Organizers of one of the marches in Civitanova Marche, by Nigerians living in Macerata province, said they did not want the search for justice to be clouded by accusations of racism that they feel cannot be proven.
That demonstration was led by the victim Alika Ogorchukwu’s widow, Charity Oriakhi, and two of his brothers.
The second march, along same route an hour later, was led by black Italians from all over Italy who demanded that the authorities do a U-turn and recognise the role they believe race played in the July 29 killing.
The alleged assailant, Filippo Ferlazzo, is known to have psychiatric problems and investigators seem to have ruled out a racially motivated murder.
The 32-year-old is said to have attacked Alika Ogorchukwu following an altercation. According to police, Ferlazzo first struck the street vendor after pursuing the Nigerian 200 metres down a shopping street lined with high-end boutiques.
The attacker strangled the victim in full view of several people who filmed the event. Ferlazzo remains in prison because he is considered to be dangerous.
Civitanova Marche’s inhabitants have largely accepted the official version of events, attributing the Nigerian man’s death to an insistent street-seller unfortunately clashing with a man who has a court-documented history of mental illness.
Some campaign groups are seeking to register a civil claim in the case because they believe the attack was racially motivated. But the victim’s widow has not backed this accusation, saying she had never experienced racism before the tragic attack.
Charity Oriakhi told AP that she and her husband had always felt welcome in Italy and that he never recounted negative interactions when he was out selling. In fact, she said, he often came home with gifts from Italians for the couple’s eight-year-old son.
The pair met in Tuscany about a decade ago, shortly after Ogorchukwu’s arrival in Italy, and later resettled in the Marche region.
There are fears that the case will loom large in the approaching election campaign in Italy and could further poison it. City officials have expressed concerns that the killing was being politicised ahead of the early vote to choose a new parliament on September 25.
The marches were relatively small, but the international impact of the killing has brought the issue of racism back to centre stage.
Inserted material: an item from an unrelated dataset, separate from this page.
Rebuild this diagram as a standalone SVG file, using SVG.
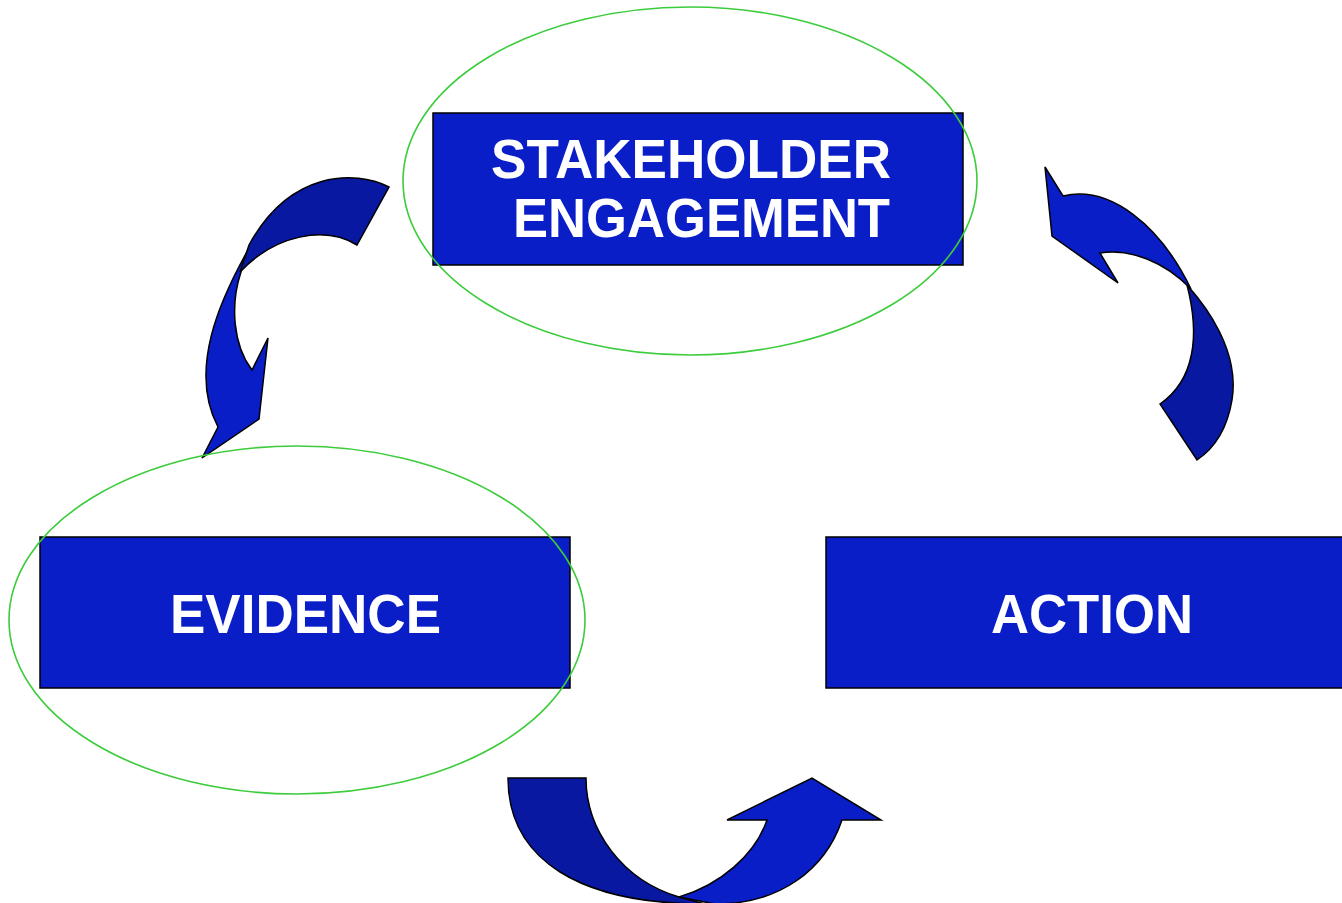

It also brings into focus the very different positions between the centre-right and centre-left camps on the issue of immigration.
“The word racism cannot be minimised because it exists,”’ said Daniel Amanze, who arrived in Italy from Nigeria as a student 40 years ago. He said he saw racism becoming more “obvious” in recent years as some politicians scapegoat immigrants to cover “for their poor administration”.
Amanze said Ogorchukwu’s killing renewed a sense of fear among Africans living in the Marche region that had started to dissipate following two racially motivated attacks in recent years.
In 2018 a shooting spree by a far-right political activist targeting Africans in Macerata wounded six people.
Two years earlier, a Nigerian man, Emmanuel Chidi Nnamdi, died when he was attacked after defending his wife from racial abuse in the town of Fermo.